The Darlington victory clearly was the most emotional of Briscoe’s life.

“I was balling my eyes out the last quarter-lap, once I knew I beat him off of (Turn) 4 and all the way around the cool down lap,” Briscoe said. “But, honestly, the last six or seven laps looking out my mirror and seeing Kyle, it was just like a Hollywood story.  I just had a feeling it was going to come down to me and him.

“I didn’t realize it was going to be as close as it was, but I had a feeling that it was just meant to be, and I wasn’t 100 percent sure I was going to beat him, especially when it got down to two (laps) to go, but I had a peace about it, and whatever happened, I was going to be OK with it.”

Briscoe got his the first of his four career Xfinity wins in 2018 at Charlotte—in the first event in the series on the Roval (road course)—but his two starts on the 1.5-mile oval have resulted in finishes 11th and 19th.

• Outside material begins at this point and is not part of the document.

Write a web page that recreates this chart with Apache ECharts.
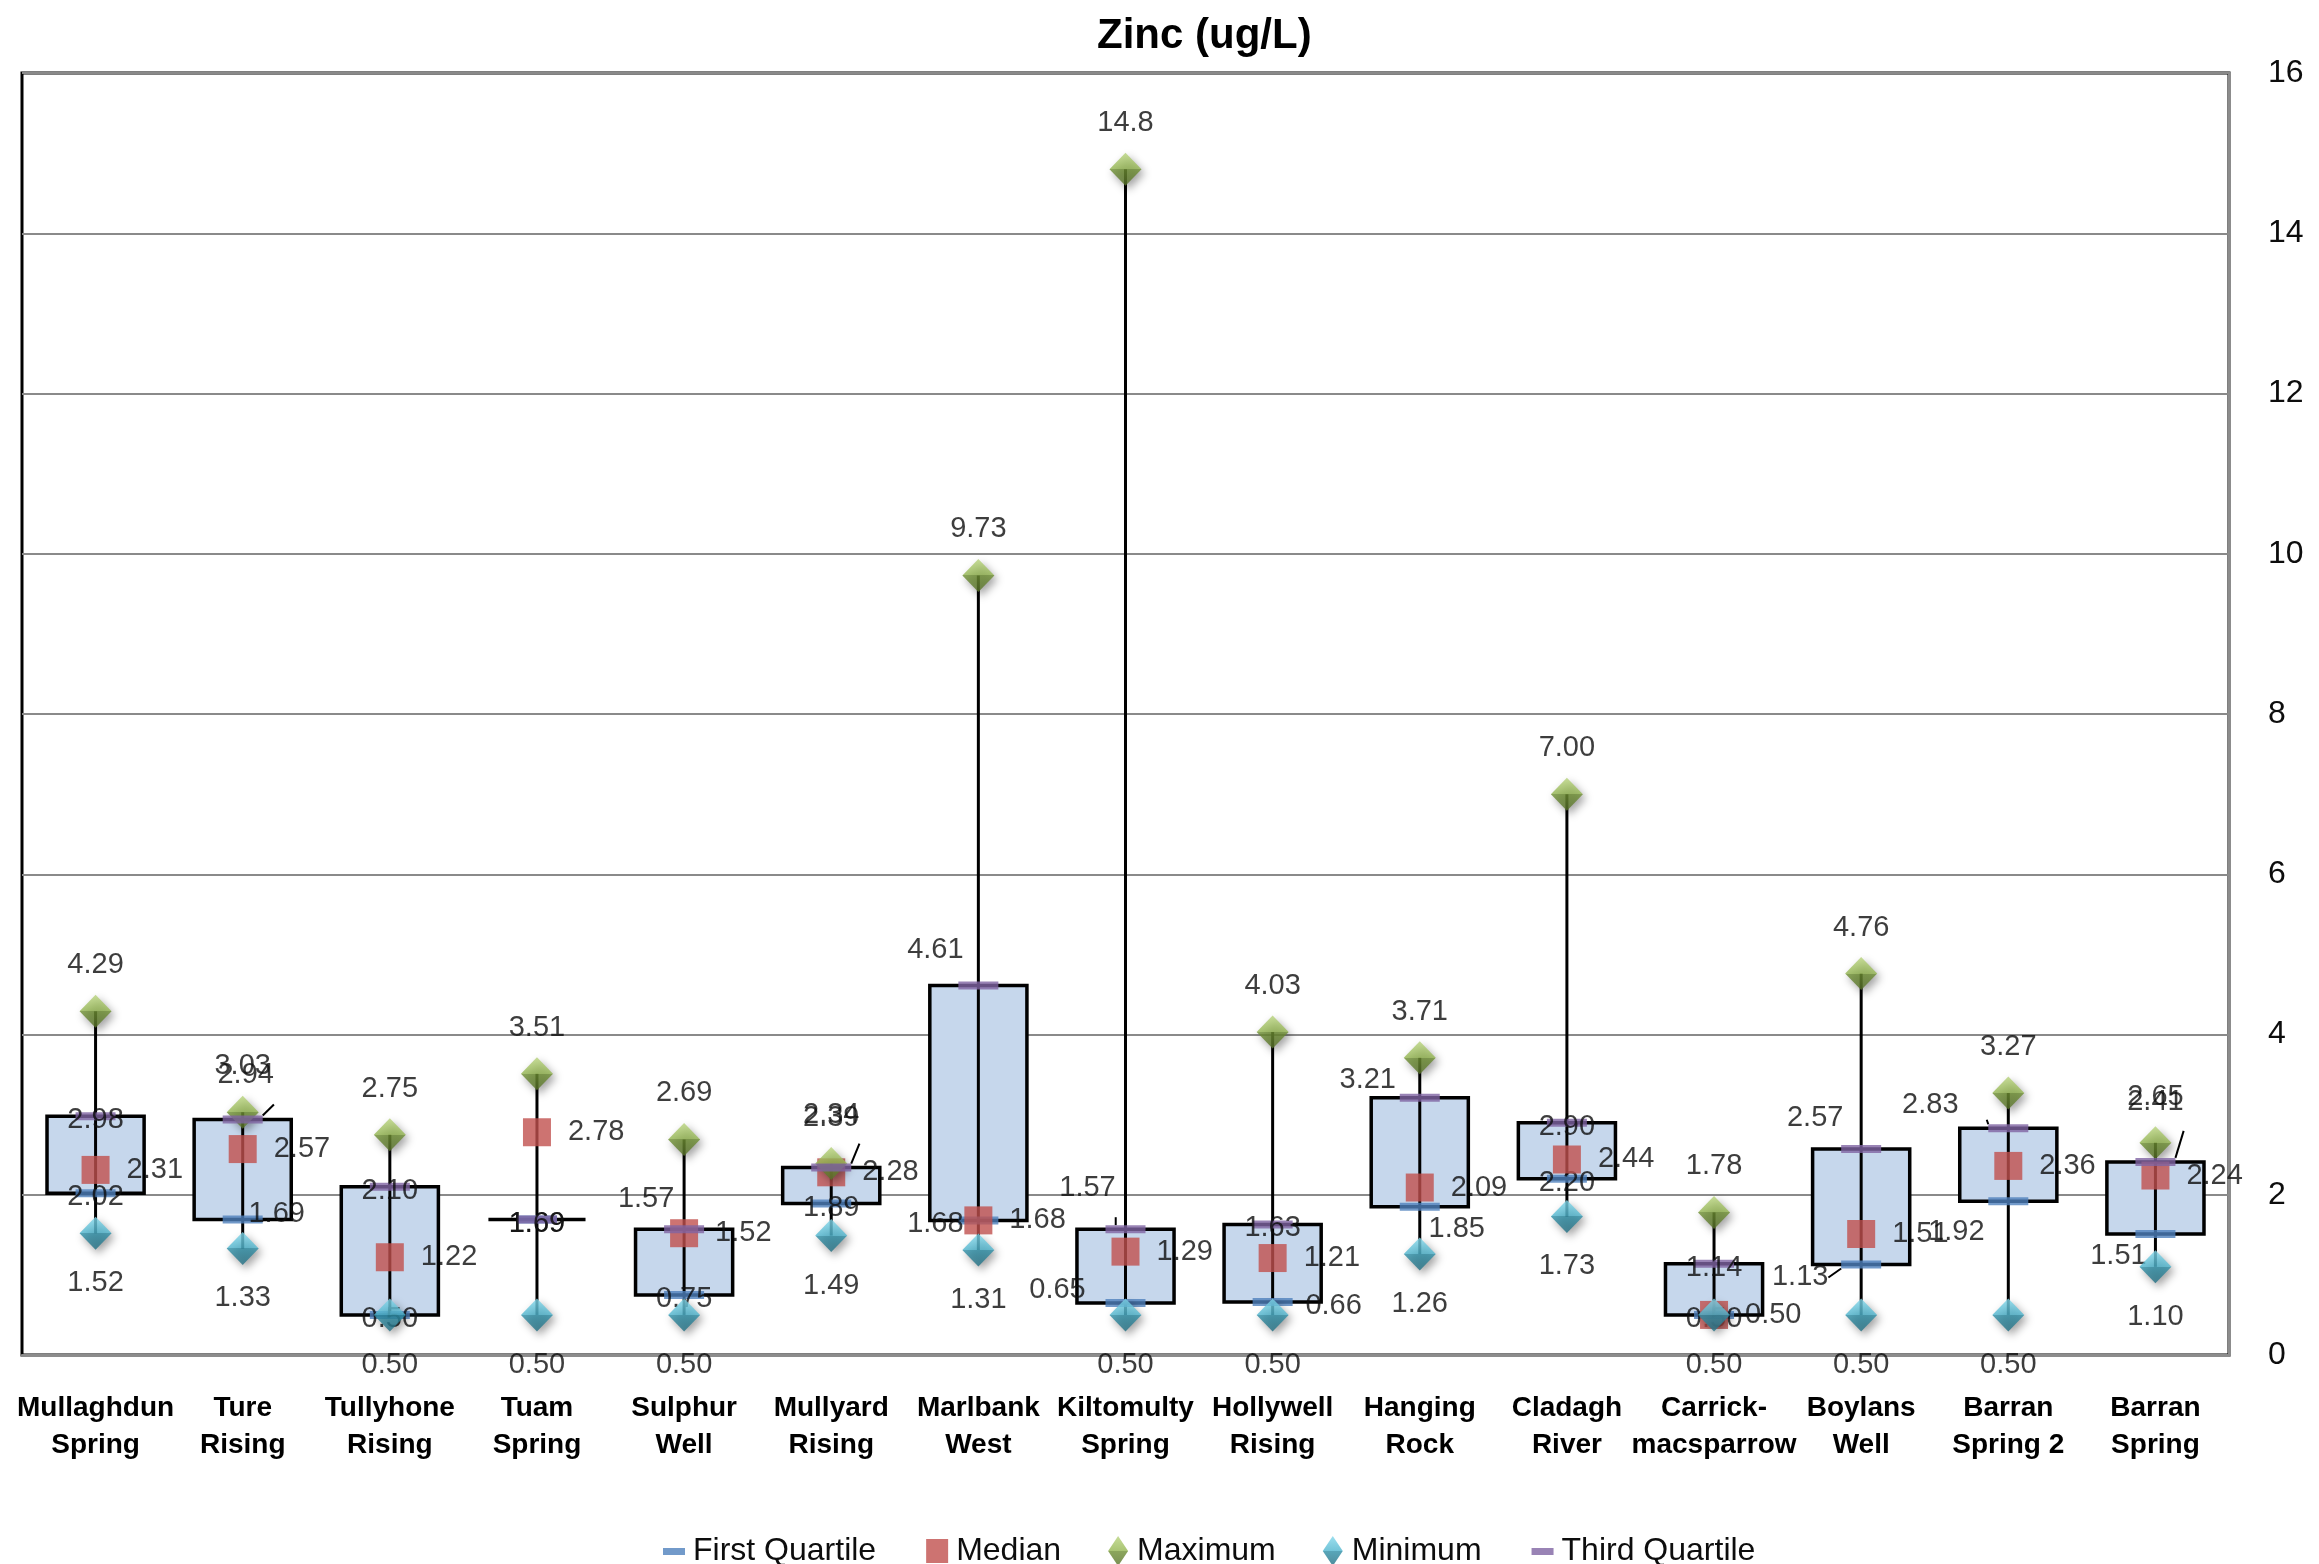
<!DOCTYPE html>
<html>
<head>
<meta charset="utf-8">
<script src="https://cdn.jsdelivr.net/npm/echarts@6/dist/echarts.min.js"></script>
<style>
  html, body { margin: 0; padding: 0; background: #ffffff; }
  #chart { width: 2319px; height: 1564px; }
</style>
</head>
<body>
<div id="chart"></div>
<script>
// Sampling sites along the category axis
const sites = [
  'Mullaghdun\nSpring', 'Ture\nRising', 'Tullyhone\nRising', 'Tuam\nSpring', 'Sulphur\nWell',
  'Mullyard\nRising', 'Marlbank\nWest', 'Kiltomulty\nSpring', 'Hollywell\nRising', 'Hanging\nRock',
  'Cladagh\nRiver', 'Carrick-\nmacsparrow', 'Boylans\nWell', 'Barran\nSpring 2', 'Barran\nSpring'
];

// Zinc summary statistics (ug/L) per site
const firstQuartile = [2.02, 1.69, 0.50, 1.69, 0.75, 1.89, 1.68, 0.65, 0.66, 1.85, 2.20, 0.50, 1.13, 1.92, 1.51];
const median        = [2.31, 2.57, 1.22, 2.78, 1.52, 2.28, 1.68, 1.29, 1.21, 2.09, 2.44, 0.50, 1.51, 2.36, 2.24];
const maximum       = [4.29, 3.03, 2.75, 3.51, 2.69, 2.39, 9.73, 14.8, 4.03, 3.71, 7.00, 1.78, 4.76, 3.27, 2.65];
const minimum       = [1.52, 1.33, 0.50, 0.50, 0.50, 1.49, 1.31, 0.50, 0.50, 1.26, 1.73, 0.50, 0.50, 0.50, 1.10];
const thirdQuartile = [2.98, 2.94, 2.10, 1.69, 1.57, 2.34, 4.61, 1.57, 1.63, 3.21, 2.90, 1.14, 2.57, 2.83, 2.41];

// Value axis ticks
const yMin = 0, yMax = 16, yStep = 2;

// Hand-placed data label nudges [dx, dy, leaderLine] keyed by series and site index
const labelNudges = {
  'Third Quartile': {
    1: [3, -44, true], 4: [-38, -30], 5: [0, -53, true], 6: [-43, -36], 7: [-38, -41, true],
    9: [-52, -18], 12: [-46, -31], 13: [-78, -23, true], 14: [0, -60, true]
  },
  'First Quartile': {
    1: [34, -6], 6: [-43, 4, true], 7: [-68, -13, true], 8: [61, 4], 9: [37, 22],
    12: [-61, 13, true], 13: [-52, 31], 14: [-37, 22]
  }
};

const FONT = '"Liberation Sans", Arial, sans-serif';
const INK = '#0d0d0d';
const fmt = v => (v >= 10 ? v.toFixed(1) : v.toFixed(2));

function points(name, values) {
  const nudges = labelNudges[name] || {};
  return values.map((v, i) => {
    const item = { value: [i, v] };
    const n = nudges[i];
    if (n) {
      item.label = { offset: [n[0], n[1]] };
      if (n[2]) item.labelLine = { show: true };
    }
    return item;
  });
}

// Bevelled look for the diamond markers: lighter upper half, darker lower half
function diamondFill(light, mid, dark, deep) {
  return {
    type: 'linear', x: 0, y: 0, x2: 0, y2: 1,
    colorStops: [
      { offset: 0, color: light }, { offset: 0.5, color: mid },
      { offset: 0.5, color: dark }, { offset: 1, color: deep }
    ]
  };
}

const labelBase = {
  show: true,
  fontFamily: FONT,
  fontSize: 29,
  color: INK,
  formatter: p => fmt(p.value[1])
};
const leader = { show: false, lineStyle: { color: '#000', width: 2 } };
const shadow = { shadowBlur: 8, shadowColor: 'rgba(0,0,0,0.45)', shadowOffsetX: 3, shadowOffsetY: 4 };

const boxData = sites.map((s, i) => [i, firstQuartile[i], thirdQuartile[i], minimum[i], maximum[i]]);

const chart = echarts.init(document.getElementById('chart'), null, { renderer: 'canvas' });

chart.setOption({
  animation: false,
  backgroundColor: '#ffffff',
  title: {
    text: 'Zinc (ug/L)',
    left: 1092,
    top: 10,
    textStyle: { fontFamily: FONT, fontSize: 42, fontWeight: 'bold', color: '#000' }
  },
  grid: {
    left: 22, right: 90, top: 73, bottom: 209,
    containLabel: false, outerBoundsMode: 'none',
    show: true, borderColor: '#000', borderWidth: 3, backgroundColor: 'transparent'
  },
  legend: {
    top: 1530,
    left: 655,
    itemWidth: 28,
    itemHeight: 30,
    itemGap: 47,
    textStyle: { fontFamily: FONT, fontSize: 32, color: INK },
    data: [
      { name: 'First Quartile', icon: 'path://M0,0M28,30M3,12h22v7h-22z' },
      { name: 'Median', icon: 'path://M0,0M28,30M3,3h22v24h-22z' },
      { name: 'Maximum', icon: 'path://M14,0L24,15L14,30L4,15z' },
      { name: 'Minimum', icon: 'path://M14,0L24,15L14,30L4,15z' },
      { name: 'Third Quartile', icon: 'path://M0,0M28,30M3,12h22v7h-22z' }
    ]
  },
  xAxis: {
    type: 'category',
    data: sites,
    boundaryGap: true,
    axisTick: { show: false },
    axisLine: { show: true, lineStyle: { color: '#8c8c8c', width: 3 } },
    axisLabel: {
      interval: 0, margin: 35, fontFamily: FONT, fontSize: 28, fontWeight: 'bold',
      lineHeight: 37, color: '#000', align: 'center'
    },
    splitLine: { show: false }
  },
  yAxis: {
    type: 'value',
    position: 'right',
    min: yMin, max: yMax, interval: yStep,
    axisLine: { show: true, lineStyle: { color: '#8c8c8c', width: 3 } },
    axisTick: { show: false },
    axisLabel: { margin: 39, fontFamily: FONT, fontSize: 32, color: INK },
    splitLine: { show: true, lineStyle: { color: '#8a8a8a', width: 2 } }
  },
  series: [
    {
      // quartile box with the min-max line through it
      type: 'custom',
      name: 'range',
      z: 2,
      data: boxData,
      encode: { x: 0, y: [1, 2, 3, 4] },
      renderItem: (params, api) => {
        const i = api.value(0);
        const lo = api.coord([i, api.value(1)]);
        const hi = api.coord([i, api.value(2)]);
        const top = api.coord([i, api.value(4)]);
        const bot = api.coord([i, api.value(3)]);
        const w = api.size([1, 0])[0] * 0.66;
        return {
          type: 'group',
          children: [
            {
              type: 'rect',
              shape: { x: lo[0] - w / 2, y: Math.min(lo[1], hi[1]), width: w, height: Math.abs(lo[1] - hi[1]) },
              style: { fill: '#c6d7ec', stroke: '#000', lineWidth: 3.5 }
            },
            {
              type: 'line',
              shape: { x1: top[0], y1: top[1], x2: bot[0], y2: bot[1] },
              style: { stroke: '#000', lineWidth: 3 }
            }
          ]
        };
      }
    },
    {
      name: 'First Quartile',
      type: 'scatter',
      z: 3,
      symbol: 'rect',
      symbolSize: [40, 8],
      itemStyle: { color: '#4f81bd' },
      label: Object.assign({}, labelBase, { position: 'inside', offset: [0, 4] }),
      labelLine: leader,
      data: points('First Quartile', firstQuartile)
    },
    {
      name: 'Median',
      type: 'scatter',
      z: 4,
      symbol: 'rect',
      symbolSize: [28, 28],
      itemStyle: { color: '#c0504d' },
      label: Object.assign({}, labelBase, { position: 'right', distance: 17 }),
      data: points('Median', median)
    },
    {
      name: 'Maximum',
      type: 'scatter',
      z: 5,
      symbol: 'diamond',
      symbolSize: [32, 33],
      itemStyle: Object.assign({ color: diamondFill('#b9d47e', '#93b550', '#6f9033', '#58722a') }, shadow),
      label: Object.assign({}, labelBase, { position: 'inside', offset: [0, -46] }),
      data: points('Maximum', maximum)
    },
    {
      name: 'Minimum',
      type: 'scatter',
      z: 6,
      symbol: 'diamond',
      symbolSize: [32, 33],
      itemStyle: Object.assign({ color: diamondFill('#84d8eb', '#4fb5ce', '#2f90a8', '#236f82') }, shadow),
      label: Object.assign({}, labelBase, { position: 'inside', offset: [0, 50] }),
      data: points('Minimum', minimum)
    },
    {
      name: 'Third Quartile',
      type: 'scatter',
      z: 7,
      symbol: 'rect',
      symbolSize: [40, 8],
      itemStyle: { color: '#8064a2' },
      label: Object.assign({}, labelBase, { position: 'inside', offset: [0, 4] }),
      labelLine: leader,
      data: points('Third Quartile', thirdQuartile)
    }
  ]
});
</script>
</body>
</html>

With two-time champion Tyler Reddick, Christopher Bell and Cole Custer all having graduated to the NASCAR Cup Series, however, Briscoe has to like his prospects for Monday’s race at Charlotte.

Not only that, he’s the only multiple winner in the Xfinity Series this season, having triumphed at 1.5-mile Las Vegas before the hiatus brought on by the coronavirus pandemic.

Then again, to win Monday’s race, he’ll have to accomplish the formidable task of beating Kyle Busch in consecutive starts.